Often as I run I remember how fogs and clouds have imprinted their moods on many other mornings of my life. For example, this time last year in Querétaro's Jalpan Valley, each morning thick clouds clogged up the valley so that sunlight bathed the highlands all around while we on the valley floor spent our mornings in chilly somberness beneath a dark, low-overcast sky. Back in the Yucatan often my breakfast campfires took place in thick fog as Turquoise-browed Motmots owhh-owhh-owhhed melancholically from niches among the hurricane-ravaged ruins.
So, this year once again I have a valley that clogs up with clouds, as back in Jalpan, but this time I'm above the clouds. As soon as the sun pops over the eastern ridge the sky grows painfully blue and the sunlight shows itself as crystalline and pure. On chilly mornings it's quite enough to just sit in the sunlight warming and looking around!
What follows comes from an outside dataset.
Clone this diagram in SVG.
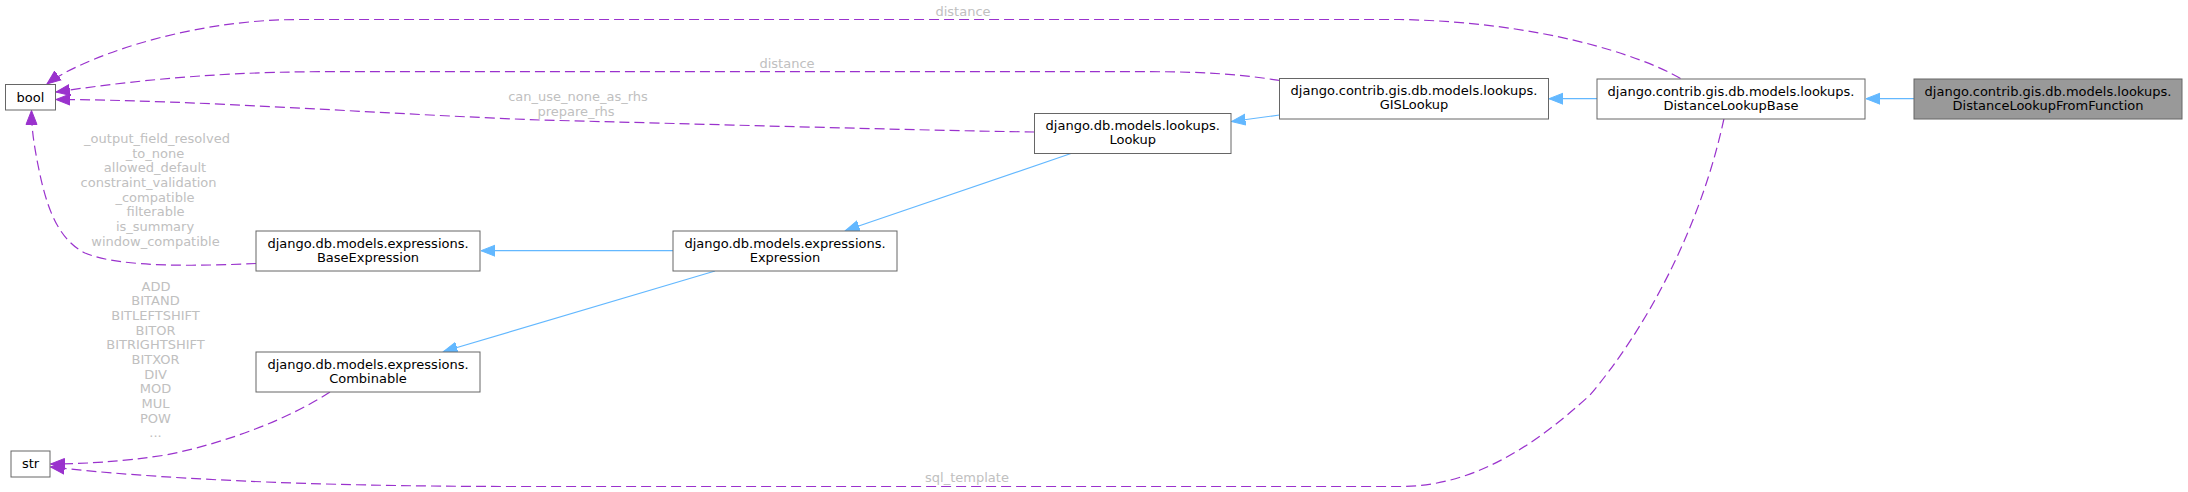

Here, sometimes as I run, feasting my eyes on the cloud-clogged valley below, I wonder how many people have been born, lived all their lives, and died in that valley, leaving this Earth convinced that mornings are typically cold and dreary, and that warmth and cheery light are strictly half-day phenomena?
The same question can be applied to people who have always lived just one kind of life above, below or inside metaphorical clouds. Often as I run I remember all the times in my own life when I myself almost got stranded below, above or inside clouds.
All this leads to the thought that, in the end, we can choose where we want to live with regard to our local clouds. Moreover, to me it's clear that the vast majority of us do need to relocate. Especially for the sake of Life on Earth we need to move from consumption-focused habits to simpler, more sustainable lifestyles.
I began my "New Year" on the Winter Solstice last Saturday, the 22nd. As I write this I am still imbued with an exciting sense of starting over yet again.
During this upcoming new year, I tell myself, I shall be even simpler than last year. I shall aspire to being the least materialistic of all people I know. I want to be like water seeping into the Earth. Now that I've lived below the cloud, inside the cloud and above the cloud, I aspire to be the cloud itself, to dissipate as the sun rises over the eastern ridge.
I'm not intimating that I'm about to leave this world. Remember that water seeping into the Earth enlivens land downslope; clouds dissipating into thin air charge that air with life-giving moisture.
When one withdraws from the physical world of needs and wants, one blossoms into another world entirely.